Dvořák's 'New World' Symphony is a gift for any decent orchestra and conductor, where we are used to robustness of sound and tonal sheen reinforcing the power and dramatic drive of this great piece. I have to see this as the reason why my initial reaction to this release was slightly ambivalent: at first hearing the sound seemed undernourished without the benefits of greater clarity, and Krivine's reading came across as undramatic. However, on repeated – closer – listening and after my ears had adjusted to the sound I realised how wrong I'd been: the relatively small orchestra (the booklet names just eight first and second violins) definitely lacks the big-boned sound we're used to and there are the usual small issues with unruly period wind instruments but the clarity achieved is revalatory. The improved definition is exemplified and underpinned by the characteristic, sharply percussive sound of hard-sticked timpani.

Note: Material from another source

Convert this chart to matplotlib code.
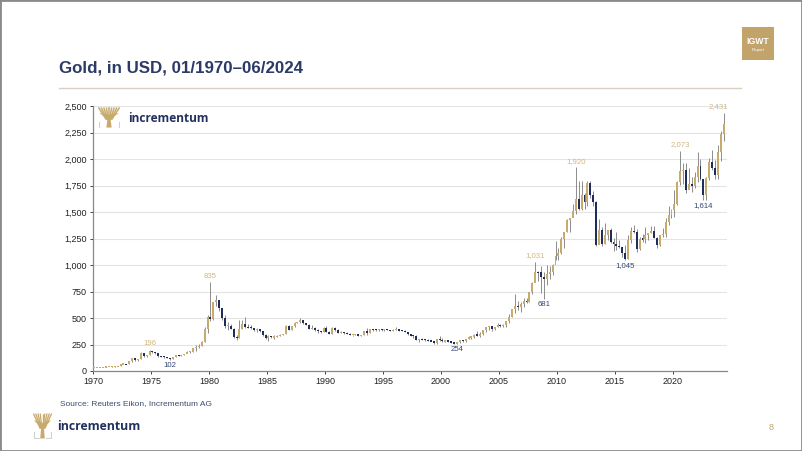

As if to emphasise the lean orchestral sound, Krivine favours tightly clipped ends of phrases yet there's no shortage of long-breathed lyricism, with the big horn theme a couple of minutes into the opening or, of course, in the famous Largo. The string players employ limited vibrato, sometimes to slightly disconcerting effect, but with the violins split antiphonally and Krivine's sensitive ear for voicing, it is often remarkable just how much detail one can hear, the glossy sheen often used in this work is removed to reveal its ingeniously crafted inner workings. I also enjoyed the judicious use of portamento in the violins. Every note in the tremolandos is audible and the work of the woodwind, in particular, is never obscured; the big closing statements of the first and final movements come across as remarkably uncongested, for once.

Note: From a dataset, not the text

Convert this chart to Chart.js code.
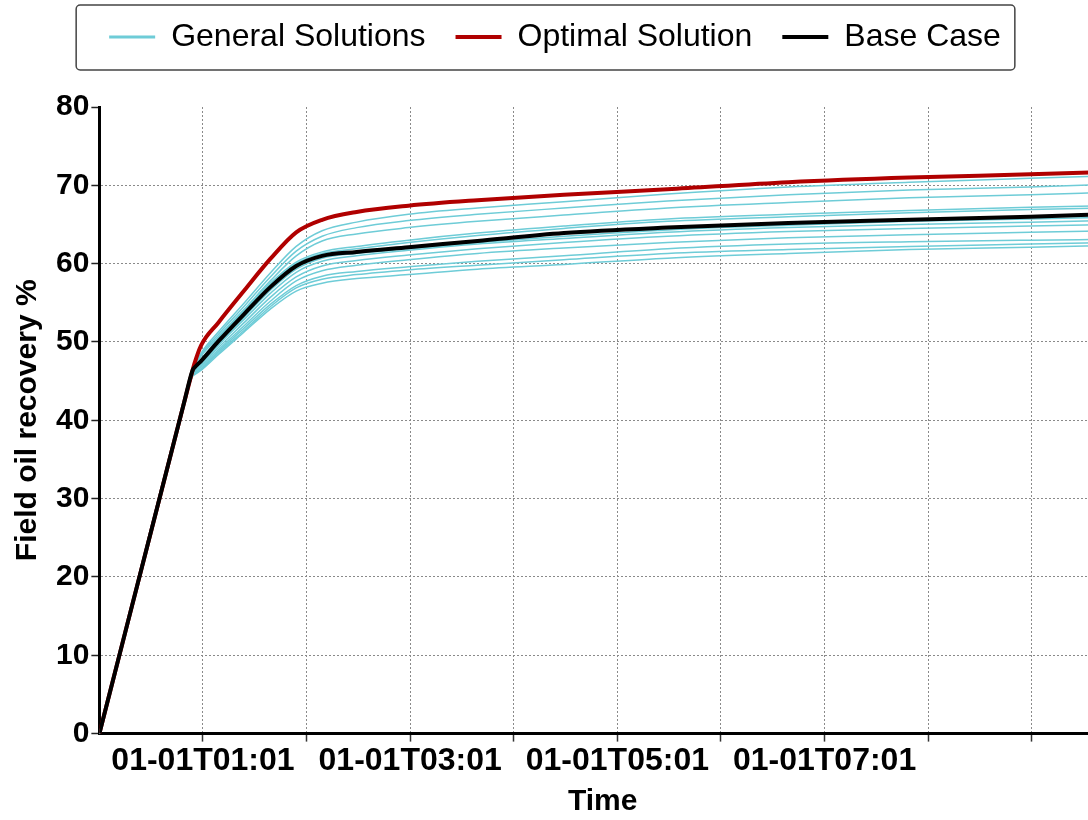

On the whole, Krivine choses tempos that flow nicely but are never rushed. He maintains a fluid attitude to the pulse which is valuable in the first movement in particular, as it moves from drama to lyricism and back. The Largo is tender but performed with refreshing simplicity and there's a wonderful warmth to the brass interjections (listen to their first, full chord at 2'27). The string playing again is beautifully controlled, both in providing a delicate cushion for the wind soloists and when they get their own brief interludes (from around 2'30 to 3'15, for example, or in the solo strings musings just before the theme's final return), delivered with disarming simplicity and the subtlest dynamic gradation.
The final two movements are distinguished by the same virtues, benefiting greatly from the gains in clarity, even if at the opening of the Scherzo the strings can't help sounding undernourished for ears used to big, modern performances of the work. The clarinets, in particular, also sound slightly raw in the Scherzo's first lyrical episode, but this seems to add to the reading's character. Again, some might wish for more depth of sound in the arresting opening bars of the Finale but, for me, the gains far outweigh any perceived disadvantages and the whole movement comes across with great freshness, its profusion of dance-like rhythms very much to the fore. The final bars - with every detail of the score audible - are still just as thrilling.

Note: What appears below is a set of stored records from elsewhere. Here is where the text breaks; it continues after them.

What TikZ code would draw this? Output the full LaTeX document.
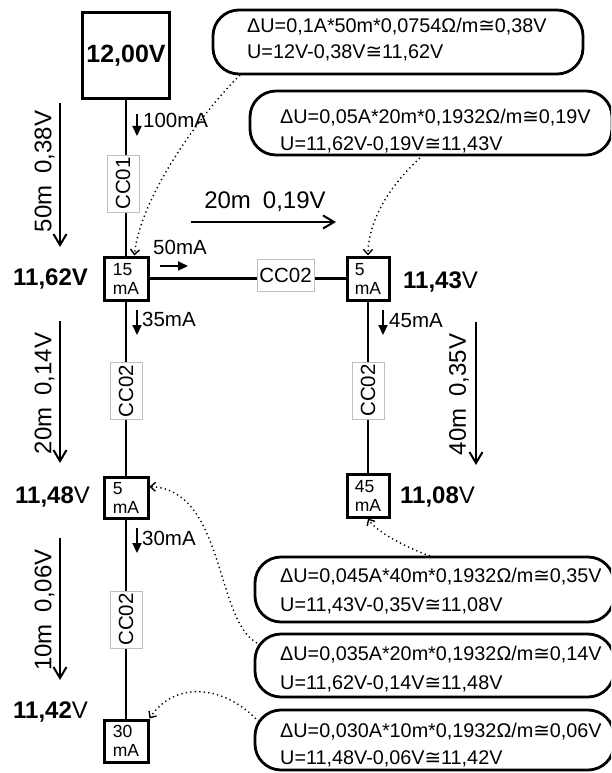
\documentclass[tikz,border=0pt]{standalone}
\usepackage{fontspec}
\setmainfont{Liberation Sans}
\newfontfamily\symf{DejaVu Sans}
\usetikzlibrary{arrows.meta}
\newcommand\apeq{{\symf ≅}}
\begin{document}
\begin{tikzpicture}[x=1pt,y=-1pt,
  box/.style={draw, line width=3pt, fill=white, inner sep=0pt, align=left, font=\fontsize{17.5}{19}\selectfont},
  ccbox/.style={draw=black!25, line width=0.8pt, fill=white, inner sep=0pt, minimum width=57pt, minimum height=32pt, font=\fontsize{20.5}{22}\selectfont},
  wire/.style={line width=2.8pt},
  bubble/.style={draw, line width=2.8pt, rounded corners=26pt, inner sep=0pt},
  btext/.style={anchor=west, inner sep=0pt, text depth=0pt, font=\fontsize{19.8}{24}\selectfont},
  vlab/.style={anchor=west, inner sep=0pt, text depth=0pt, font=\bfseries\fontsize{24}{28}\selectfont},
  cur/.style={line width=2.2pt, -{Triangle[length=10pt,width=9pt]}},
  curlab/.style={anchor=west, inner sep=0pt, text depth=0pt, font=\fontsize{20.5}{24}\selectfont},
  drop/.style={line width=2pt, -{Straight Barb[length=11pt,width=13pt]}},
  droplab/.style={inner sep=0pt, text depth=0pt, font=\fontsize{24}{28}\selectfont},
  note/.style={line width=1.4pt, dash pattern=on 1.3pt off 3.2pt, -{Straight Barb[length=5pt,width=9pt]}}
]
\useasboundingbox (0,0) rectangle (611,773);
\clip (0,0) rectangle (611,773);

% main boxes
\node[box, minimum width=87pt, minimum height=86pt, font=\bfseries\fontsize{25}{28}\selectfont] (src) at (126,56) {12,00V};
\node[box, minimum width=44pt, minimum height=43pt] (n1) at (126,278.5) {15\\mA};
\node[box, minimum width=42pt, minimum height=43pt] (n2) at (368,278.5) {5\\mA};
\node[box, minimum width=44pt, minimum height=41pt] (n3) at (126,497.5) {5\\mA};
\node[box, minimum width=42pt, minimum height=43pt] (n4) at (368,495.5) {45\\mA};
\node[box, minimum width=44pt, minimum height=42pt] (n5) at (126,741) {30\\mA};

% wires
\draw[wire] (src) -- (n1);
\draw[wire] (n1) -- (n2);
\draw[wire] (n1) -- (n3);
\draw[wire] (n3) -- (n5);
\draw[wire] (n2) -- (n4);

% cable labels
\node[ccbox, rotate=90] (c1) at (123,183.5) {CC01};
\node[ccbox] (c2) at (285.5,275.5) {CC02};
\node[ccbox, rotate=90] (c3) at (126,391) {CC02};
\node[ccbox, rotate=90] (c4) at (368,390.5) {CC02};
\node[ccbox, rotate=90] (c5) at (126,619.5) {CC02};

% node voltages
\node[vlab] (v1) at (13,277) {11,62V};
\node[vlab] (v2) at (403,280) {11,43\mdseries V};
\node[vlab] (v3) at (15,495) {11,48\mdseries V};
\node[vlab] (v4) at (400,495) {11,08\mdseries V};
\node[vlab] (v5) at (13,710) {11,42\mdseries V};

% currents
\draw[cur] (137,114) -- (137,136);
\node[curlab] (i1) at (143,120) {100mA};
\draw[cur] (160,266) -- (188,266);
\node[curlab, anchor=center] (i2) at (180,247) {50mA};
\draw[cur] (137,310) -- (137,335);
\node[curlab] (i3) at (142,319) {35mA};
\draw[cur] (383,310) -- (383,335);
\node[curlab] (i4) at (389,320) {45mA};
\draw[cur] (137,528) -- (137,553);
\node[curlab] (i5) at (142,538) {30mA};

% voltage drops
\draw[drop] (60,103) -- (60,247);
\node[droplab, rotate=90] (d1) at (43,171.5) {50m\hspace{12pt}0,38V};
\draw[drop] (60,321) -- (60,463);
\node[droplab, rotate=90] (d2) at (43,393.5) {20m\hspace{12pt}0,14V};
\draw[drop] (60,538) -- (60,680);
\node[droplab, rotate=90] (d3) at (43,610) {10m\hspace{12pt}0,06V};
\draw[drop] (476,322) -- (476,465);
\node[droplab, rotate=90] (d4) at (457.5,394.5) {40m\hspace{12pt}0,35V};
\draw[drop] (191,222) -- (336,222);
\node[droplab] (d5) at (265,200) {20m\hspace{12pt}0,19V};

% bubbles
\node[bubble, minimum width=370pt, minimum height=64pt] (b1) at (398,42) {};
\node[btext] (t1a) at (247,25) {ΔU=0,1A*50m*0,0754Ω/m\apeq0,38V};
\node[btext] (t1b) at (247,52) {U=12V-0,38V\apeq11,62V};
\node[bubble, minimum width=362pt, minimum height=64pt] (b2) at (431,123) {};
\node[btext] (t2a) at (280,116) {ΔU=0,05A*20m*0,1932Ω/m\apeq0,19V};
\node[btext] (t2b) at (280,143.5) {U=11,62V-0,19V\apeq11,43V};
\node[bubble, minimum width=359pt, minimum height=65pt] (b3) at (434.5,589.5) {};
\node[btext] (t3a) at (280,575.5) {ΔU=0,045A*40m*0,1932Ω/m\apeq0,35V};
\node[btext] (t3b) at (280,604.5) {U=11,43V-0,35V\apeq11,08V};
\node[bubble, minimum width=359pt, minimum height=63pt] (b4) at (434.5,665.5) {};
\node[btext] (t4a) at (280,653) {ΔU=0,035A*20m*0,1932Ω/m\apeq0,14V};
\node[btext] (t4b) at (280,682.5) {U=11,62V-0,14V\apeq11,48V};
\node[bubble, minimum width=359pt, minimum height=60pt] (b5) at (434.5,740) {};
\node[btext] (t5a) at (280,730.5) {ΔU=0,030A*10m*0,1932Ω/m\apeq0,06V};
\node[btext] (t5b) at (280,757.5) {U=11,48V-0,06V\apeq11,42V};

% dotted pointers
\coordinate (p1) at (240,75);
\coordinate (p2) at (420,158);
\coordinate (p3) at (257,643);
\coordinate (p4) at (259,722);
\coordinate (p5) at (430,556);
\draw[note] (p1) .. controls (195,120) and (140,200) .. (n1.70);
\draw[note] (p2) .. controls (385,190) and (368,225) .. (n2.north);
\draw[note] (p3) .. controls (215,620) and (225,490) .. (n3.25);
\draw[note] (p4) .. controls (225,685) and (175,680) .. (n5.north east);
\draw[note] (p5) .. controls (400,545) and (375,530) .. (n4.south);
\end{tikzpicture}
\end{document}
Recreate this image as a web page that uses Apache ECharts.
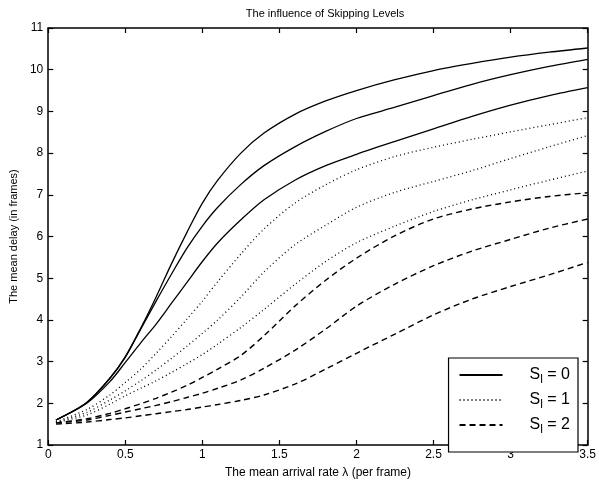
<!DOCTYPE html>
<html lang="en">
<head>
    <meta charset="UTF-8">
    <title>The influence of Skipping Levels</title>
    <script src="https://cdn.jsdelivr.net/npm/echarts@6/dist/echarts.min.js"></script>
    <style>
        html, body { margin: 0; padding: 0; background: #fff; }
    </style>
</head>
<body>
<div id="chart" style="width: 599px;height: 484px"></div>
<script type="text/javascript">
    // arrival rate (x) shared by every curve
    var lambdas = [0.05, 0.25, 0.4, 0.5, 0.6, 0.7, 0.8, 0.9, 1.0, 1.1, 1.25, 1.4, 1.6, 1.8, 2.0, 2.25, 2.5, 2.75, 3.0, 3.25, 3.5];

    // S_l = 0 (solid)
    var solidA = [1.6, 2.02, 2.6, 3.12, 3.8, 4.55, 5.35, 6.1, 6.8, 7.35, 8.0, 8.48, 8.93, 9.25, 9.5, 9.76, 9.98, 10.15, 10.3, 10.42, 10.52];
    var solidB = [1.6, 2.02, 2.6, 3.1, 3.78, 4.45, 5.1, 5.72, 6.25, 6.7, 7.25, 7.7, 8.15, 8.52, 8.83, 9.1, 9.38, 9.65, 9.88, 10.08, 10.25];
    var solidC = [1.6, 2.0, 2.52, 2.98, 3.45, 3.9, 4.4, 4.9, 5.4, 5.85, 6.4, 6.88, 7.35, 7.7, 7.97, 8.28, 8.58, 8.88, 9.15, 9.38, 9.57];

    // S_l = 1 (dotted)
    var dottedA = [1.56, 1.85, 2.2, 2.5, 2.82, 3.2, 3.6, 4.02, 4.45, 4.92, 5.58, 6.18, 6.8, 7.24, 7.6, 7.92, 8.14, 8.33, 8.51, 8.68, 8.85];
    var dottedB = [1.55, 1.78, 2.08, 2.3, 2.54, 2.8, 3.08, 3.37, 3.68, 4.0, 4.55, 5.15, 5.8, 6.27, 6.7, 7.06, 7.32, 7.58, 7.87, 8.15, 8.42];
    var dottedC = [1.54, 1.72, 1.98, 2.18, 2.36, 2.54, 2.74, 2.95, 3.17, 3.42, 3.82, 4.25, 4.85, 5.4, 5.85, 6.25, 6.6, 6.88, 7.12, 7.35, 7.57];

    // S_l = 2 (dashed)
    var dashedA = [1.53, 1.63, 1.76, 1.87, 1.99, 2.12, 2.27, 2.43, 2.62, 2.82, 3.15, 3.62, 4.33, 4.95, 5.48, 6.02, 6.42, 6.66, 6.83, 6.96, 7.05];
    var dashedB = [1.53, 1.6, 1.71, 1.79, 1.87, 1.95, 2.04, 2.14, 2.24, 2.36, 2.56, 2.84, 3.27, 3.78, 4.33, 4.86, 5.3, 5.65, 5.93, 6.2, 6.42];
    var dashedC = [1.5, 1.55, 1.61, 1.65, 1.7, 1.75, 1.8, 1.85, 1.91, 1.97, 2.07, 2.2, 2.46, 2.82, 3.2, 3.66, 4.12, 4.5, 4.8, 5.08, 5.38];

    var legendNames = ['S_l = 0', 'S_l = 1', 'S_l = 2'];
    var xTicks = { min: 0, max: 3.5, interval: 0.5 };
    var yTicks = { min: 1, max: 11, interval: 1 };

    var fontFamily = '"Liberation Sans", Arial, Helvetica, sans-serif';

    function pairs(ys) {
        return lambdas.map(function (x, i) { return [x, ys[i]]; });
    }

    function makeSeries(name, ys, type, width) {
        return {
            name: name,
            type: 'line',
            data: pairs(ys),
            smooth: 0.3,
            symbol: 'none',
            silent: true,
            itemStyle: { color: '#000' },
            lineStyle: { color: '#000', width: width, type: type }
        };
    }

    var echart = echarts.init(document.getElementById('chart'), null, { renderer: 'canvas' });

    var axisCommon = {
        type: 'value',
        axisLine: { show: true, onZero: false, lineStyle: { color: '#000', width: 1.5 } },
        axisTick: { show: true, inside: true, length: 5, lineStyle: { color: '#000', width: 1.2 } },
        splitLine: { show: false }
    };

    var options = {
        animation: false,
        backgroundColor: '#fff',
        title: {
            text: 'The influence of Skipping Levels',
            left: 320,
            top: 3,
            textAlign: 'center',
            textStyle: { fontFamily: fontFamily, fontSize: 11, fontWeight: 'normal', color: '#000' }
        },
        grid: { left: 43, right: 6, top: 28, bottom: 28 },
        legend: {
            data: legendNames,
            orient: 'vertical',
            right: 21,
            bottom: 32,
            itemWidth: 43,
            itemHeight: 14,
            itemGap: 6,
            padding: [9, 8, 16, 10],
            borderColor: '#000',
            borderWidth: 1.2,
            backgroundColor: '#fff',
            selectedMode: false,
            itemStyle: { opacity: 0 },
            formatter: function (name) {
                var n = name.split('= ')[1];
                return '{s|S}{l|l}{s| = ' + n + '}';
            },
            textStyle: {
                padding: [0, 0, 0, 22],
                rich: {
                    s: { fontFamily: fontFamily, fontSize: 16, color: '#000' },
                    l: { fontFamily: fontFamily, fontSize: 12, color: '#000', padding: [10, 0, 0, 0] }
                }
            }
        },
        xAxis: [
            Object.assign({}, axisCommon, {
                min: xTicks.min, max: xTicks.max, interval: xTicks.interval,
                position: 'bottom',
                name: 'The mean arrival rate λ (per frame)',
                nameLocation: 'middle',
                nameGap: 22,
                nameTextStyle: { fontFamily: fontFamily, fontSize: 12, color: '#000' },
                axisLabel: {
                    fontFamily: fontFamily, fontSize: 12, color: '#000', margin: 4,
                    formatter: function (v) { return String(v); }
                }
            }),
            Object.assign({}, axisCommon, {
                min: xTicks.min, max: xTicks.max, interval: xTicks.interval,
                position: 'top',
                axisLabel: { show: false }
            })
        ],
        yAxis: [
            Object.assign({}, axisCommon, {
                min: yTicks.min, max: yTicks.max, interval: yTicks.interval,
                position: 'left',
                name: 'The mean delay (in frames)',
                nameLocation: 'middle',
                nameGap: 28,
                nameTextStyle: { fontFamily: fontFamily, fontSize: 11, color: '#000' },
                axisLabel: { fontFamily: fontFamily, fontSize: 12, color: '#000', margin: 5 }
            }),
            Object.assign({}, axisCommon, {
                min: yTicks.min, max: yTicks.max, interval: yTicks.interval,
                position: 'right',
                axisLabel: { show: false }
            })
        ],
        series: [
            makeSeries(legendNames[0], solidA, 'solid', 1.3),
            makeSeries(legendNames[0], solidB, 'solid', 1.3),
            makeSeries(legendNames[0], solidC, 'solid', 1.3),
            makeSeries(legendNames[1], dottedA, [1, 3], 1.3),
            makeSeries(legendNames[1], dottedB, [1, 3], 1.3),
            makeSeries(legendNames[1], dottedC, [1, 3], 1.3),
            makeSeries(legendNames[2], dashedA, [6, 4], 1.4),
            makeSeries(legendNames[2], dashedB, [6, 4], 1.4),
            makeSeries(legendNames[2], dashedC, [6, 4], 1.4)
        ]
    };
    echart.setOption(options);
</script>
</body>
</html>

The coupling, Schumann's Konzertstück for four horns, is less of a novelty in the period instrument stakes, most notably having already been recorded in an outstanding reading by John Eliot Gardiner and the Orchestre Révolutionaire et Romantique some ten years ago on Archiv, which for me remains a slightly more compelling and exciting performance. However, despite a rather strange way with the figure at 1'05 in the finale, it here receives an excellent, lively and poetic reading from Krivine and the quartet of David Guerrier, Antoine Dreyfuss, Emmanuel Padieu, and Bernard Schirrer.
For the revelations in the Dvořák alone, though, this disc is worth its asking price.